Brazilian coffee export revenue increased by 28.2pc in January-June over the same period in 2019, thanks in part to a weaker Brazilian real that has made its commodities more competitive.
Coffee sales volumes increased by just 0.3pc in the first half of 2020, however, according to data from Brazilian Council Exporters of Coffee (Cecafé).
The Brazilian exports were also helped by a decline in production in Vietnam, where lower rainfall and higher-than-average temperatures triggered concerns about reduced production on lower yields. TheUS Department of Agriculture (USDA) forecasts Vietnam's marketing year 2020/21 coffee production at 30.2mn 60kg bags, down 3.5pc from the previous year.
Brazil's robusta coffee production — which is considered a lower-quality grain than arabica — filled the gap in the global market left by Vietnam, with robusta grain exports up by 30pc in January-June, according to Cecafé data. Total exports, which includes industrialized coffee and arabica production, decreased by 4pc in the same period.
Robusta grain coffee, which is only used in certain blends in the US and other small niche markets, has recently found new markets, including first-time importers such as Spain, Russia and some African countries.
Brazil produced 59.3mn bags of coffee through June 2020, according to USDA data. For the next season the forecast is for a record of 67.9mn bags. Good weather conditions have generally prevailed in most Brazilian coffee regions, supporting fruit setting, development and filling, thus resulting in higher likely yields.
The exports should continue to be helped by Brazilian currency depreciation. Since January, the Brazilian real fell by 28.6pc against the US dollar, and domestic macroeconomic problems caused by the Covid-19 pandemic should continue to affect the currency.
But there are concerns about US demand. The US was the biggest Brazilian coffee buyer in the first six months of the year, with almost 20pc of market share. The economic situation in the US may lead to reduced coffee purchases, however.

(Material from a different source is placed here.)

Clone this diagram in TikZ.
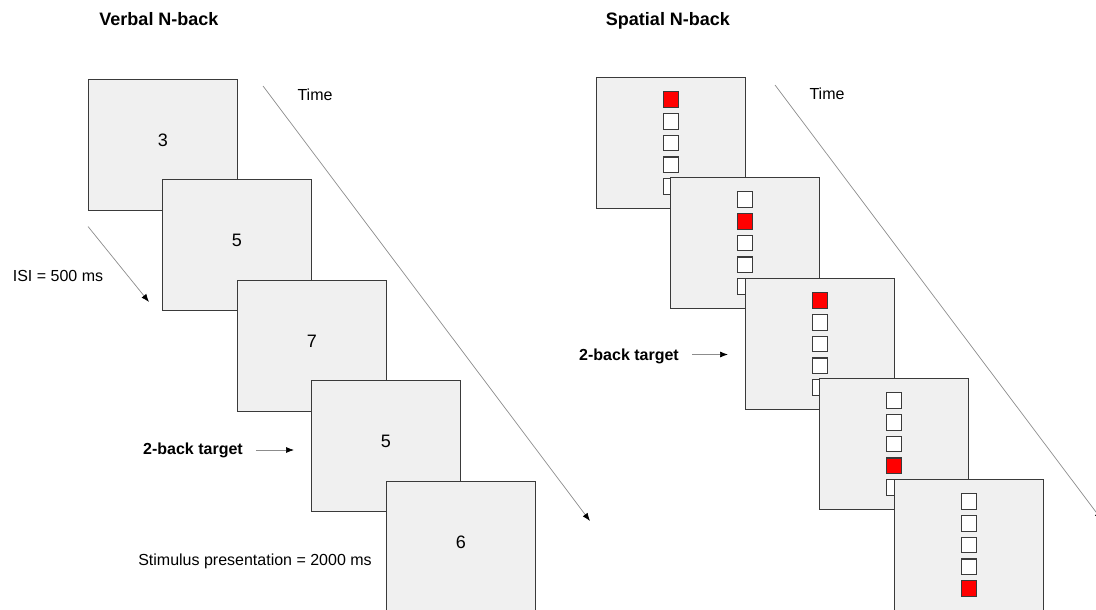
\documentclass[tikz,border=0pt]{standalone}
\usepackage{fontspec}
\setmainfont{Liberation Sans}
\usetikzlibrary{arrows.meta,positioning}

\definecolor{panelgray}{HTML}{F0F0F0}
\definecolor{edgegray}{HTML}{3A3A3A}
\definecolor{linegray}{HTML}{8C8C8C}
\definecolor{cellred}{HTML}{FF0000}

\begin{document}
\begin{tikzpicture}[x=1pt, y=-1pt]
  \def\panelw{149pt}
  \def\panelh{131pt}
  \def\cellsize{15.5pt}
  \def\cellstep{21.7}
  \tikzstyle{panel} = [rectangle, draw=edgegray, fill=panelgray, line width=1.6pt, minimum width=\panelw, minimum height=\panelh, inner sep=0pt]
  \tikzstyle{cell} = [rectangle, draw=edgegray, fill=white, line width=1.1pt, minimum size=\cellsize, inner sep=0pt]
  \tikzstyle{digit} = [font=\fontsize{18}{20}\selectfont, inner sep=0pt]
  \tikzstyle{label} = [font=\fontsize{16}{19}\selectfont, anchor=base, inner sep=0pt]
  \tikzstyle{bold label} = [label, font=\fontsize{16}{19}\selectfont\bfseries]
  \tikzstyle{title} = [label, font=\fontsize{18}{21}\selectfont\bfseries]
  \tikzstyle{pointer} = [draw=linegray, line width=0.7pt, -{Latex[length=8pt, width=6pt, color=black]}]

  % column of five cells, #1 = panel name, #2 = red cell
  \def\cellcolumn#1#2{
    \foreach \k in {0,...,4} {
      \ifnum\k=#2
        \node[cell, fill=cellred] (#1c\k) at (0, -2*\cellstep+\k*\cellstep) {};
      \else
        \node[cell] (#1c\k) at (0, -2*\cellstep+\k*\cellstep) {};
      \fi
    }
  }

  \useasboundingbox (0,0) rectangle (1096,610);

  \node[title] (vtitle) at (159, 26) {Verbal N-back};
  \node[title] (stitle) at (668, 26) {Spatial N-back};

  % verbal
  \begin{scope}[shift={(163,145)}]
    \node[panel] (v1) at (0, 0) {};
    \node[digit] (d1) at (0, -4.5) {3};
  \end{scope}

  \begin{scope}[shift={(237,245)}]
    \node[panel] (v2) at (0, 0) {};
    \node[digit] (d2) at (0, -4.5) {5};
  \end{scope}

  \begin{scope}[shift={(312,346)}]
    \node[panel] (v3) at (0, 0) {};
    \node[digit] (d3) at (0, -4.5) {7};
  \end{scope}

  \begin{scope}[shift={(386,446)}]
    \node[panel] (v4) at (0, 0) {};
    \node[digit] (d4) at (0, -4.5) {5};
  \end{scope}

  \begin{scope}[shift={(461,547)}]
    \node[panel] (v5) at (0, 0) {};
    \node[digit] (d5) at (0, -4.5) {6};
  \end{scope}

  \node[label] (vtime) at (315, 100) {Time};
  \coordinate (vt0) at (263, 86);
  \coordinate (vt1) at (590, 521);
  \draw[pointer] (vt0) -- (vt1);

  \node[label] (isi) at (58, 281) {ISI = 500 ms};
  \coordinate (isi0) at (88, 226.5);
  \coordinate (isi1) at (149, 302);
  \draw[pointer] (isi0) -- (isi1);

  \node[bold label] (vtarget) at (193, 454.5) {2-back target};
  \coordinate (va) at (294, 450);
  \draw[pointer] ([xshift=13pt]vtarget.east |- va) -- (va);

  \node[label] (stim) at (255, 565) {Stimulus presentation = 2000 ms};

  % spatial
  \begin{scope}[shift={(671,143)}]
    \node[panel] (s1) at (0, 0) {};
    \cellcolumn{s1}{0}
  \end{scope}

  \begin{scope}[shift={(745,243)}]
    \node[panel] (s2) at (0, 0) {};
    \cellcolumn{s2}{1}
  \end{scope}

  \begin{scope}[shift={(820,344)}]
    \node[panel] (s3) at (0, 0) {};
    \cellcolumn{s3}{0}
  \end{scope}

  \begin{scope}[shift={(894,444)}]
    \node[panel] (s4) at (0, 0) {};
    \cellcolumn{s4}{3}
  \end{scope}

  \begin{scope}[shift={(969,545)}]
    \node[panel] (s5) at (0, 0) {};
    \cellcolumn{s5}{4}
  \end{scope}

  \node[label] (stime) at (827, 99.5) {Time};
  \coordinate (st0) at (775, 85);
  \coordinate (st1) at (1102, 520);
  \draw[pointer] (st0) -- (st1);

  \node[bold label] (starget) at (629, 360) {2-back target};
  \coordinate (sa) at (728, 354.5);
  \draw[pointer] ([xshift=13pt]starget.east |- sa) -- (sa);

\end{tikzpicture}
\end{document}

Prices in the domestic market remained steady this year as demand for exports has grown. Brazil's domestic coffee consumption for 2020/21 is expected to be unchanged at 23.5mn bags — 22.4mn bags of roast/ground and 1.2mn bags of soluble coffee — compared to the previous market year. Despite the projected decrease in the Brazilian GDP for 2020, coffee has high penetration in Brazilian households, with about 97pc of Brazilian households drinking coffee regularly, according to the Brazilian Coffee Industry Association (Abic). The association expects the increase in consumption in the Brazilian households should offset the losses in "out of home" consumption with the temporary closure of Brazilian coffee shops, hotels, bars and restaurants imposed by the pandemic.